SET EXERCISE -> Leave the pictures out and retype the lines from the beginning through the line with "1.789, 1.895, 2.0];", both ends included.

---- SOURCE MATERIAL

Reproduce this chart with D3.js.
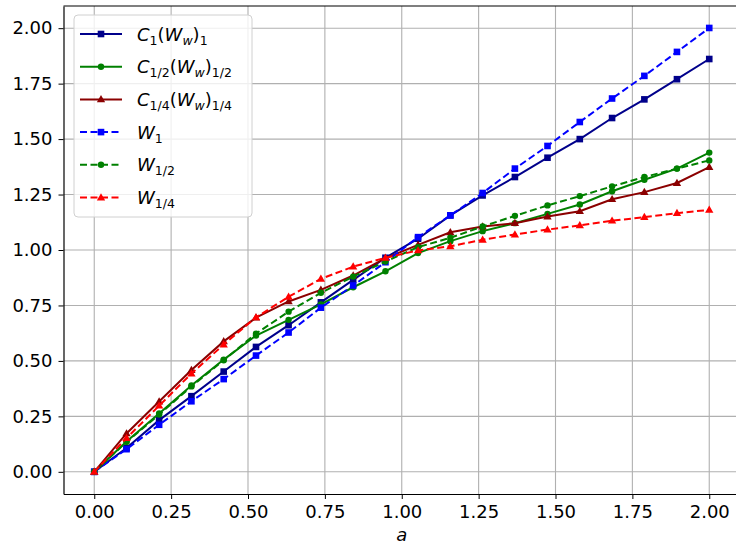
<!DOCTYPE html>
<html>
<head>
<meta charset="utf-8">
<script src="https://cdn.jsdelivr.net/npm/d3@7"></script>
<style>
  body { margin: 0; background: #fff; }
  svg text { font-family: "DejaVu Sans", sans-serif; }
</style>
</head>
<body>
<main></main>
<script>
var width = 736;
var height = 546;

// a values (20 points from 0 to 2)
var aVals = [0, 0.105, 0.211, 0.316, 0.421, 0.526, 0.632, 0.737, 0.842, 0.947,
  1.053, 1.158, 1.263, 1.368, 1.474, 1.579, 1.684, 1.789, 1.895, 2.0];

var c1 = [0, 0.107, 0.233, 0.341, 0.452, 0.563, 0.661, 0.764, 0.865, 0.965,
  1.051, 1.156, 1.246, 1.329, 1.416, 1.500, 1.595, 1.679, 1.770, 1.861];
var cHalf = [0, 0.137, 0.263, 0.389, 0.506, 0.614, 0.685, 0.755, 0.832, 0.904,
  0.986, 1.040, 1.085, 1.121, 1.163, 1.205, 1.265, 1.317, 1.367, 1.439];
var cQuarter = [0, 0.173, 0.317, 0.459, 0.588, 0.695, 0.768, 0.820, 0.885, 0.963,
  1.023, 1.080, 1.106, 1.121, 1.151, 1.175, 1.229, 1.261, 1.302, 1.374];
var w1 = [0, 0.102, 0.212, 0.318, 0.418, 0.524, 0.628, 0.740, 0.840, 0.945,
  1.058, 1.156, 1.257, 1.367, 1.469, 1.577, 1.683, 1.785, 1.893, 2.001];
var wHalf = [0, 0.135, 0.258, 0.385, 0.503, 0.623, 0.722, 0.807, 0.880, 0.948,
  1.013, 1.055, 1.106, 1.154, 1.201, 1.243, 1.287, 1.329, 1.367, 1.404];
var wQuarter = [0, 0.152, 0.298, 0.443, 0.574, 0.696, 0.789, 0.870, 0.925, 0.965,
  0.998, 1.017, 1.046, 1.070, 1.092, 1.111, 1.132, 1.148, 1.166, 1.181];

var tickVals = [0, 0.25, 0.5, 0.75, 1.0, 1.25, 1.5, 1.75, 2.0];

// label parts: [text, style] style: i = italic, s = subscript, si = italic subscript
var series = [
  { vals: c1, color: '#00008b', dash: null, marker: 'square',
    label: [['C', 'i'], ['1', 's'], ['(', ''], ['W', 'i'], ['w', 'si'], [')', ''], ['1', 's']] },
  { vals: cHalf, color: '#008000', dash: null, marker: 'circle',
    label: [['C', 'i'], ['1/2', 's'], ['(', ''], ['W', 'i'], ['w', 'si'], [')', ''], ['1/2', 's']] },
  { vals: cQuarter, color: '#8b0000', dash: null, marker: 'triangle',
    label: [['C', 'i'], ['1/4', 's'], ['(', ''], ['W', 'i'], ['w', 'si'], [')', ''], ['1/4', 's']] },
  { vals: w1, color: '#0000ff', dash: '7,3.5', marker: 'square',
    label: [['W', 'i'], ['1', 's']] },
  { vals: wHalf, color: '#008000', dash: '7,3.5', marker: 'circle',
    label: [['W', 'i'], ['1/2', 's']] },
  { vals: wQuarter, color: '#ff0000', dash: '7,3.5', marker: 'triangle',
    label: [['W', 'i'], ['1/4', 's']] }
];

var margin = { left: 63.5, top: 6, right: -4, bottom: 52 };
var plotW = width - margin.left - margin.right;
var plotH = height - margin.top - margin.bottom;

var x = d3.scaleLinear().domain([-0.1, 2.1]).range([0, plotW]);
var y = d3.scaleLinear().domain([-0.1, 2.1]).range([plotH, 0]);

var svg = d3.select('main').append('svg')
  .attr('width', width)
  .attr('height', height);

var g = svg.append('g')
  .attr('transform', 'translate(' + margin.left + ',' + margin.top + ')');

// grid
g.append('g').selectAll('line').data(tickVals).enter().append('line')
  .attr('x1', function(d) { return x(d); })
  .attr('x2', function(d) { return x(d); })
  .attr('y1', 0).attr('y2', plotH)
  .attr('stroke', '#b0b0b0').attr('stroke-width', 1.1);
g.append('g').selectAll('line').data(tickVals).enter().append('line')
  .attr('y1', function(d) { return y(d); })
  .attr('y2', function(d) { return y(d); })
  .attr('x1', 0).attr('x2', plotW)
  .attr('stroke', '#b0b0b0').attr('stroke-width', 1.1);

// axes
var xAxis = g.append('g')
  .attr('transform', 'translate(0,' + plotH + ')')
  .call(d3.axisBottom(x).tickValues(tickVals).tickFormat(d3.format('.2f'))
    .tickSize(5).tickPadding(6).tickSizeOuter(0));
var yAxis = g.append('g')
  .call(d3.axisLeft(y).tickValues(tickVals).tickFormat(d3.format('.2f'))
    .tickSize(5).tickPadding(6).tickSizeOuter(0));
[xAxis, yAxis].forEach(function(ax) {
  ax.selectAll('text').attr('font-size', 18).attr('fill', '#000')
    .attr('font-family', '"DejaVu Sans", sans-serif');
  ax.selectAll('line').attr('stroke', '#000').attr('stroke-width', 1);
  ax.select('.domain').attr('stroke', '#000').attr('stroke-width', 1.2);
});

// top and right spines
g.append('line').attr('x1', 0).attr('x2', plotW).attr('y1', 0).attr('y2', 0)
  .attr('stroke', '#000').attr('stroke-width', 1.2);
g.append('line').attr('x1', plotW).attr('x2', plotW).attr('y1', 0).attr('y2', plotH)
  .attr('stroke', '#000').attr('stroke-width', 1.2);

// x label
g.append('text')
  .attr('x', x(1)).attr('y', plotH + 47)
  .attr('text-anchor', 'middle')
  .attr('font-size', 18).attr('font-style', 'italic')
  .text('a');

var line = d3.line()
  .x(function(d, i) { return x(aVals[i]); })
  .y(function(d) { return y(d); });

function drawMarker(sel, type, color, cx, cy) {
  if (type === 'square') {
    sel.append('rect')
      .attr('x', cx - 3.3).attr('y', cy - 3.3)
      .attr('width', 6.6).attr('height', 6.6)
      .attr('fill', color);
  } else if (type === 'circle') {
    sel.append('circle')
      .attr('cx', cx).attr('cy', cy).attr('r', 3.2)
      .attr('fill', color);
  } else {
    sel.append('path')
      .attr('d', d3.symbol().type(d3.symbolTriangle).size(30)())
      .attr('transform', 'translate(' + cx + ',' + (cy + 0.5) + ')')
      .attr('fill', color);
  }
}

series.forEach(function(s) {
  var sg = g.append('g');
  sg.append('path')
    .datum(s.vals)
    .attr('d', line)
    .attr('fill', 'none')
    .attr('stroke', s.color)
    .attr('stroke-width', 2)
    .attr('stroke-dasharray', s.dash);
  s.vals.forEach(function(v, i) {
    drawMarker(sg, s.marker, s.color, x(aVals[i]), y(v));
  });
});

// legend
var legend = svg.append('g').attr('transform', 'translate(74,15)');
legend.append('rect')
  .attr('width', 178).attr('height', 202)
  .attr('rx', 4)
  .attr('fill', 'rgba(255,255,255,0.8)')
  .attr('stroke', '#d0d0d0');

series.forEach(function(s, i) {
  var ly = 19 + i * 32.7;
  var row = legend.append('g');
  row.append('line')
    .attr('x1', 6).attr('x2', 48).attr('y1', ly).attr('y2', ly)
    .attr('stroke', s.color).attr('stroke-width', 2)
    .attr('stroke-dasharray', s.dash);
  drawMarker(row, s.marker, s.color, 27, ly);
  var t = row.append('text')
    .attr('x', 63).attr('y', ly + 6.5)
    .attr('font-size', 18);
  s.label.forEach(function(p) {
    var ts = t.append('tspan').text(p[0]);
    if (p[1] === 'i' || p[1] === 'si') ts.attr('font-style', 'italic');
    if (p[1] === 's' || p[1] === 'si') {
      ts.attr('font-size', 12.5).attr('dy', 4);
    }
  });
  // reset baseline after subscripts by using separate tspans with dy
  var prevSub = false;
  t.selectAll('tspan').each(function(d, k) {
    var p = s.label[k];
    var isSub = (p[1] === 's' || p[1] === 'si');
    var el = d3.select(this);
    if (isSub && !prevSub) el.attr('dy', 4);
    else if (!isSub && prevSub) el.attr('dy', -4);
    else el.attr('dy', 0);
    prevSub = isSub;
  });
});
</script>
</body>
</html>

--------

REPLY ->
Reproduce this chart with D3.js.
<!DOCTYPE html>
<html>
<head>
<meta charset="utf-8">
<script src="https://cdn.jsdelivr.net/npm/d3@7"></script>
<style>
  body { margin: 0; background: #fff; }
  svg text { font-family: "DejaVu Sans", sans-serif; }
</style>
</head>
<body>
<main></main>
<script>
var width = 736;
var height = 546;

// a values (20 points from 0 to 2)
var aVals = [0, 0.105, 0.211, 0.316, 0.421, 0.526, 0.632, 0.737, 0.842, 0.947,
  1.053, 1.158, 1.263, 1.368, 1.474, 1.579, 1.684, 1.789, 1.895, 2.0];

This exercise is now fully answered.